**SUPPLIED INFORMATION**
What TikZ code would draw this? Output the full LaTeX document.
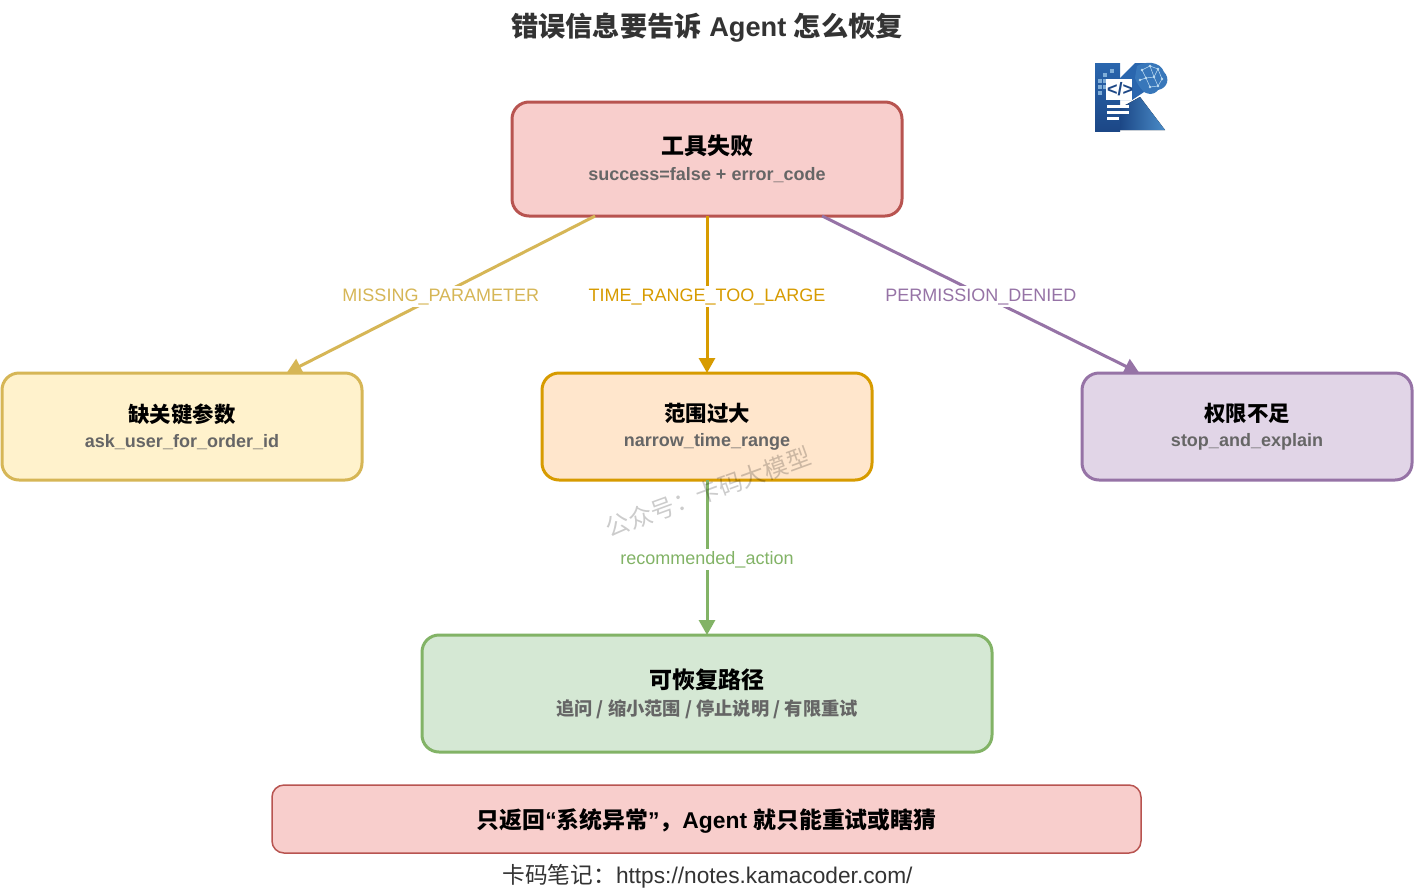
\documentclass[tikz,border=0pt]{standalone}
\usepackage{fontspec}
\setmainfont{Liberation Sans}
\newfontfamily\cjk{Noto Sans CJK SC}
\usetikzlibrary{arrows.meta}

\definecolor{redfill}{HTML}{F8CECC}
\definecolor{reddraw}{HTML}{B85450}
\definecolor{yellowfill}{HTML}{FFF2CC}
\definecolor{yellowdraw}{HTML}{D6B656}
\definecolor{orangefill}{HTML}{FFE6CC}
\definecolor{orangedraw}{HTML}{D79B00}
\definecolor{purplefill}{HTML}{E1D5E7}
\definecolor{purpledraw}{HTML}{9673A6}
\definecolor{greenfill}{HTML}{D5E8D4}
\definecolor{greendraw}{HTML}{82B366}
\definecolor{subgray}{HTML}{666666}
\definecolor{logodark}{HTML}{1C4786}
\definecolor{logomid}{HTML}{2A66AE}
\definecolor{logolight}{HTML}{4A8CC8}
\definecolor{logopale}{HTML}{BFDDF2}

\newcommand{\boxhead}[2]{{\fontsize{#1}{#1}\selectfont\bfseries\cjk #2}}
\newcommand{\boxsub}[1]{{\fontsize{18}{18}\selectfont\bfseries\color{subgray}#1}}

\tikzset{
  box/.style={draw, rounded corners=17pt, line width=3pt, align=center, inner sep=0pt, outer sep=0pt},
  link/.style={line width=3pt, -{Triangle[length=15pt,width=16pt]}},
  linklabel/.style={midway, yshift=-2pt, fill=white, inner sep=2pt, font=\fontsize{18}{22}\selectfont}
}

\begin{document}
\begin{tikzpicture}[x=1pt, y=-1pt]
  \useasboundingbox (0,0) rectangle (1415,892);
  \fill[white] (0,0) rectangle (1415,892);

  \node[inner sep=0pt, text=black!80] (title) at (707,28) {\fontsize{27.2}{27.2}\selectfont\bfseries{\cjk 错误信息要告诉} Agent {\cjk 怎么恢复}};

  % logo
  \fill[top color=logomid, bottom color=logodark] (1095,63) rectangle (1120,131);
  \fill[logomid] (1135,63) -- (1150,63) -- (1144,92) -- (1132,100) -- (1120,100) -- (1120,78) -- cycle;
  \fill[left color=logodark, right color=logolight] (1120,108) -- (1140,97) -- (1165,130) -- (1140,130) -- (1120,130) -- cycle;
  \fill[logomid!55!logolight] (1137,66) .. controls (1145,61) and (1160,61) .. (1164,72) .. controls (1170,78) and (1168,88) .. (1158,90) .. controls (1153,96) and (1148,94) .. (1144,92) .. controls (1140,88) and (1136,82) .. (1135,78) -- cycle;
  \foreach \dotx/\doty in {1142/70,1150/66,1158/69,1146/78,1154/77,1162/79,1150/87,1158/86,1140/80}
    \fill[logopale] (\dotx,\doty) circle (1.3pt);
  \draw[logopale, line width=.5pt] (1142,70) -- (1150,66) -- (1158,69) -- (1162,79) -- (1158,86) -- (1150,87) -- (1146,78) -- (1142,70) (1146,78) -- (1154,77) -- (1158,69) (1154,77) -- (1158,86) (1140,80) -- (1146,78) (1150,66) -- (1154,77);
  \foreach \sqx/\sqy in {1110/69,1103/73,1098/79,1098/85,1103/79,1103/85,1098/91}
    \fill[logolight!70] (\sqx,\sqy) rectangle +(4,4);
  \fill[white] (1106,79) rectangle (1132,100);
  \node[inner sep=0pt, text=logodark] (code) at (1120,89.5) {\fontsize{18}{18}\selectfont\bfseries </>};
  \fill[white] (1107,105) rectangle (1129,107.5);
  \fill[white] (1107,111) rectangle (1129,113.5);
  \fill[white] (1107,117) rectangle (1119,119.5);

  % boxes
  \node[box, fill=redfill, draw=reddraw, minimum width=390pt, minimum height=114pt] (fail) at (707,159)
    {\boxhead{23}{工具失败}\\[10pt]\boxsub{success=false + error\_code}};
  \node[box, fill=yellowfill, draw=yellowdraw, minimum width=360pt, minimum height=107pt] (missing) at (182,426.5)
    {\boxhead{21.4}{缺关键参数}\\[9pt]\boxsub{ask\_user\_for\_order\_id}};
  \node[box, fill=orangefill, draw=orangedraw, minimum width=330pt, minimum height=107pt] (narrow) at (707,426.5)
    {\boxhead{21.4}{范围过大}\\[9pt]\boxsub{narrow\_time\_range}};
  \node[box, fill=purplefill, draw=purpledraw, minimum width=330pt, minimum height=107pt] (denied) at (1247,426.5)
    {\boxhead{21.4}{权限不足}\\[9pt]\boxsub{stop\_and\_explain}};
  \node[box, fill=greenfill, draw=greendraw, minimum width=570pt, minimum height=117pt] (recover) at (707,693.5)
    {\boxhead{23}{可恢复路径}\\[8pt]{\fontsize{18.25}{18.25}\selectfont\bfseries\color{subgray}\cjk 追问 / 缩小范围 / 停止说明 / 有限重试}};
  \node[box, fill=redfill, draw=reddraw, line width=1.5pt, rounded corners=12pt, minimum width=869pt, minimum height=68pt] (warn) at (706.5,819)
    {\raisebox{-9pt}[0pt][0pt]{\fontsize{22.85}{22.85}\selectfont\bfseries{\cjk 只返回}“{\cjk 系统异常}”{\cjk ，}Agent {\cjk 就只能重试或瞎猜}}};

  % connectors
  \draw[link, draw=yellowdraw, fill=yellowdraw] (fail) -- node[linklabel, text=yellowdraw] (missinglabel) {MISSING\_PARAMETER} (missing);
  \draw[link, draw=orangedraw, fill=orangedraw] (fail) -- node[linklabel, text=orangedraw] (narrowlabel) {TIME\_RANGE\_TOO\_LARGE} (narrow);
  \draw[link, draw=purpledraw, fill=purpledraw] (fail) -- node[linklabel, text=purpledraw] (deniedlabel) {PERMISSION\_DENIED} (denied);
  \draw[link, draw=greendraw, fill=greendraw] (narrow) -- node[linklabel, text=greendraw] (recoverlabel) {recommended\_action} (recover);

  \node[inner sep=0pt, rotate=20, text=black, opacity=.2] (stamp) at (708,492) {\fontsize{24}{24}\selectfont\cjk 公众号：卡码大模型};
  \node[inner sep=0pt, text=black!80] (footer) at (707.5,876.5) {\fontsize{22.7}{22.7}\selectfont{\cjk 卡码笔记：}https://notes.kamacoder.com/};
\end{tikzpicture}
\end{document}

**YOUR OBJECTIVE**
Reproduce all of the material exactly, apart from the pictures.

**THE OUTPUT**
What TikZ code would draw this? Output the full LaTeX document.
\documentclass[tikz,border=0pt]{standalone}
\usepackage{fontspec}
\setmainfont{Liberation Sans}
\newfontfamily\cjk{Noto Sans CJK SC}
\usetikzlibrary{arrows.meta}

\definecolor{redfill}{HTML}{F8CECC}
\definecolor{reddraw}{HTML}{B85450}
\definecolor{yellowfill}{HTML}{FFF2CC}
\definecolor{yellowdraw}{HTML}{D6B656}
\definecolor{orangefill}{HTML}{FFE6CC}
\definecolor{orangedraw}{HTML}{D79B00}
\definecolor{purplefill}{HTML}{E1D5E7}
\definecolor{purpledraw}{HTML}{9673A6}
\definecolor{greenfill}{HTML}{D5E8D4}
\definecolor{greendraw}{HTML}{82B366}
\definecolor{subgray}{HTML}{666666}
\definecolor{logodark}{HTML}{1C4786}
\definecolor{logomid}{HTML}{2A66AE}
\definecolor{logolight}{HTML}{4A8CC8}
\definecolor{logopale}{HTML}{BFDDF2}

\newcommand{\boxhead}[2]{{\fontsize{#1}{#1}\selectfont\bfseries\cjk #2}}
\newcommand{\boxsub}[1]{{\fontsize{18}{18}\selectfont\bfseries\color{subgray}#1}}

\tikzset{
  box/.style={draw, rounded corners=17pt, line width=3pt, align=center, inner sep=0pt, outer sep=0pt},
  link/.style={line width=3pt, -{Triangle[length=15pt,width=16pt]}},
  linklabel/.style={midway, yshift=-2pt, fill=white, inner sep=2pt, font=\fontsize{18}{22}\selectfont}
}

\begin{document}
\begin{tikzpicture}[x=1pt, y=-1pt]
  \useasboundingbox (0,0) rectangle (1415,892);
  \fill[white] (0,0) rectangle (1415,892);

  \node[inner sep=0pt, text=black!80] (title) at (707,28) {\fontsize{27.2}{27.2}\selectfont\bfseries{\cjk 错误信息要告诉} Agent {\cjk 怎么恢复}};

  % logo
  \fill[top color=logomid, bottom color=logodark] (1095,63) rectangle (1120,131);
  \fill[logomid] (1135,63) -- (1150,63) -- (1144,92) -- (1132,100) -- (1120,100) -- (1120,78) -- cycle;
  \fill[left color=logodark, right color=logolight] (1120,108) -- (1140,97) -- (1165,130) -- (1140,130) -- (1120,130) -- cycle;
  \fill[logomid!55!logolight] (1137,66) .. controls (1145,61) and (1160,61) .. (1164,72) .. controls (1170,78) and (1168,88) .. (1158,90) .. controls (1153,96) and (1148,94) .. (1144,92) .. controls (1140,88) and (1136,82) .. (1135,78) -- cycle;
  \foreach \dotx/\doty in {1142/70,1150/66,1158/69,1146/78,1154/77,1162/79,1150/87,1158/86,1140/80}
    \fill[logopale] (\dotx,\doty) circle (1.3pt);
  \draw[logopale, line width=.5pt] (1142,70) -- (1150,66) -- (1158,69) -- (1162,79) -- (1158,86) -- (1150,87) -- (1146,78) -- (1142,70) (1146,78) -- (1154,77) -- (1158,69) (1154,77) -- (1158,86) (1140,80) -- (1146,78) (1150,66) -- (1154,77);
  \foreach \sqx/\sqy in {1110/69,1103/73,1098/79,1098/85,1103/79,1103/85,1098/91}
    \fill[logolight!70] (\sqx,\sqy) rectangle +(4,4);
  \fill[white] (1106,79) rectangle (1132,100);
  \node[inner sep=0pt, text=logodark] (code) at (1120,89.5) {\fontsize{18}{18}\selectfont\bfseries </>};
  \fill[white] (1107,105) rectangle (1129,107.5);
  \fill[white] (1107,111) rectangle (1129,113.5);
  \fill[white] (1107,117) rectangle (1119,119.5);

  % boxes
  \node[box, fill=redfill, draw=reddraw, minimum width=390pt, minimum height=114pt] (fail) at (707,159)
    {\boxhead{23}{工具失败}\\[10pt]\boxsub{success=false + error\_code}};
  \node[box, fill=yellowfill, draw=yellowdraw, minimum width=360pt, minimum height=107pt] (missing) at (182,426.5)
    {\boxhead{21.4}{缺关键参数}\\[9pt]\boxsub{ask\_user\_for\_order\_id}};
  \node[box, fill=orangefill, draw=orangedraw, minimum width=330pt, minimum height=107pt] (narrow) at (707,426.5)
    {\boxhead{21.4}{范围过大}\\[9pt]\boxsub{narrow\_time\_range}};
  \node[box, fill=purplefill, draw=purpledraw, minimum width=330pt, minimum height=107pt] (denied) at (1247,426.5)
    {\boxhead{21.4}{权限不足}\\[9pt]\boxsub{stop\_and\_explain}};
  \node[box, fill=greenfill, draw=greendraw, minimum width=570pt, minimum height=117pt] (recover) at (707,693.5)
    {\boxhead{23}{可恢复路径}\\[8pt]{\fontsize{18.25}{18.25}\selectfont\bfseries\color{subgray}\cjk 追问 / 缩小范围 / 停止说明 / 有限重试}};
  \node[box, fill=redfill, draw=reddraw, line width=1.5pt, rounded corners=12pt, minimum width=869pt, minimum height=68pt] (warn) at (706.5,819)
    {\raisebox{-9pt}[0pt][0pt]{\fontsize{22.85}{22.85}\selectfont\bfseries{\cjk 只返回}“{\cjk 系统异常}”{\cjk ，}Agent {\cjk 就只能重试或瞎猜}}};

  % connectors
  \draw[link, draw=yellowdraw, fill=yellowdraw] (fail) -- node[linklabel, text=yellowdraw] (missinglabel) {MISSING\_PARAMETER} (missing);
  \draw[link, draw=orangedraw, fill=orangedraw] (fail) -- node[linklabel, text=orangedraw] (narrowlabel) {TIME\_RANGE\_TOO\_LARGE} (narrow);
  \draw[link, draw=purpledraw, fill=purpledraw] (fail) -- node[linklabel, text=purpledraw] (deniedlabel) {PERMISSION\_DENIED} (denied);
  \draw[link, draw=greendraw, fill=greendraw] (narrow) -- node[linklabel, text=greendraw] (recoverlabel) {recommended\_action} (recover);

  \node[inner sep=0pt, rotate=20, text=black, opacity=.2] (stamp) at (708,492) {\fontsize{24}{24}\selectfont\cjk 公众号：卡码大模型};
  \node[inner sep=0pt, text=black!80] (footer) at (707.5,876.5) {\fontsize{22.7}{22.7}\selectfont{\cjk 卡码笔记：}https://notes.kamacoder.com/};
\end{tikzpicture}
\end{document}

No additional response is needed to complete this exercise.